As AI features become standard, simulation is shifting in three noticeable ways:

  • Faster loops, more scenarios: AI surrogates and automation mean engineers can evaluate many more design options in the same amount of time, which matches the growing emphasis on time-to-market and agile development.

  • Wider access beyond specialist analysts: Simulation apps and AI-supported interfaces are making it easier for non-experts to run structured, pre-defined studies while still relying on validated underlying models.

  • Closer connection to operations: When simplified or AI-accelerated models are embedded in digital twins, simulation stops being just a design-phase activity and starts to inform operational decision-making in real time.

None of this removes the need for high-fidelity, carefully validated models, if anything, it increases the importance of getting the physics right at the core.

Opportunities and caveats

There are clear benefits:

  • quicker design exploration,

  • reduced manual pre- and post-processing,

  • better use of historical simulation data,

  • and more consistent workflows.

But there are also questions that the industry is still working through:

  • How do we validate AI-based surrogates and know where they are reliable?

  • How do we avoid misusing AI tools outside the range of physics they were trained on?

  • How do small and mid-sized engineering teams decide which AI features actually add value, versus what is marketing noise?

Most of the serious conversations now position AI as a complement to physics-based simulation, not a replacement.

Mansim’s perspective

Within this landscape, Mansim’s approach is to treat AI as an additional tool in the simulation toolbox, especially where it can enhance, not dilute, rigorous engineering judgement.

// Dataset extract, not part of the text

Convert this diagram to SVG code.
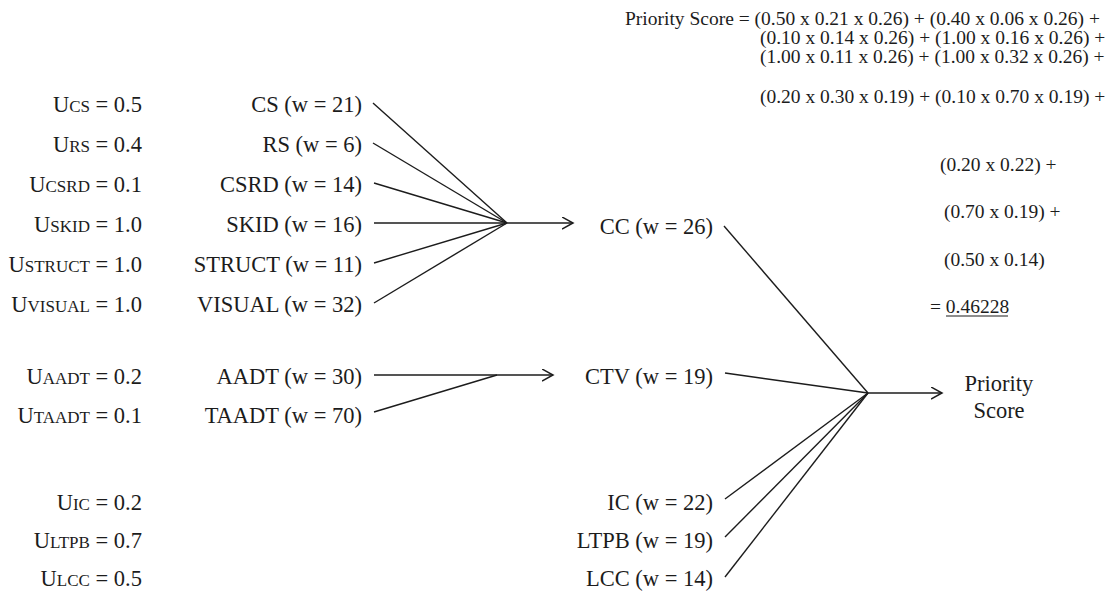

As Dr Sorosh Mirfasihi, Head of Consultancy at Mansim, puts it:

“AI won’t replace physics or engineering fundamentals – but it can absolutely change how quickly we get from a question to a reliable answer. At Mansim, we’re experimenting with AI-enabled workflows around things like design exploration and surrogate modelling, while keeping high-fidelity CFD and careful validation at the centre. The aim is not to automate the engineer out of the loop, but to give them better tools so they can focus on the hard decisions.”

For organisations navigating this transition, the key will be combining trusted physics models, good data practices and careful use of AI, so that simulation remains a decision-quality tool even as it becomes faster, more automated and more widely used.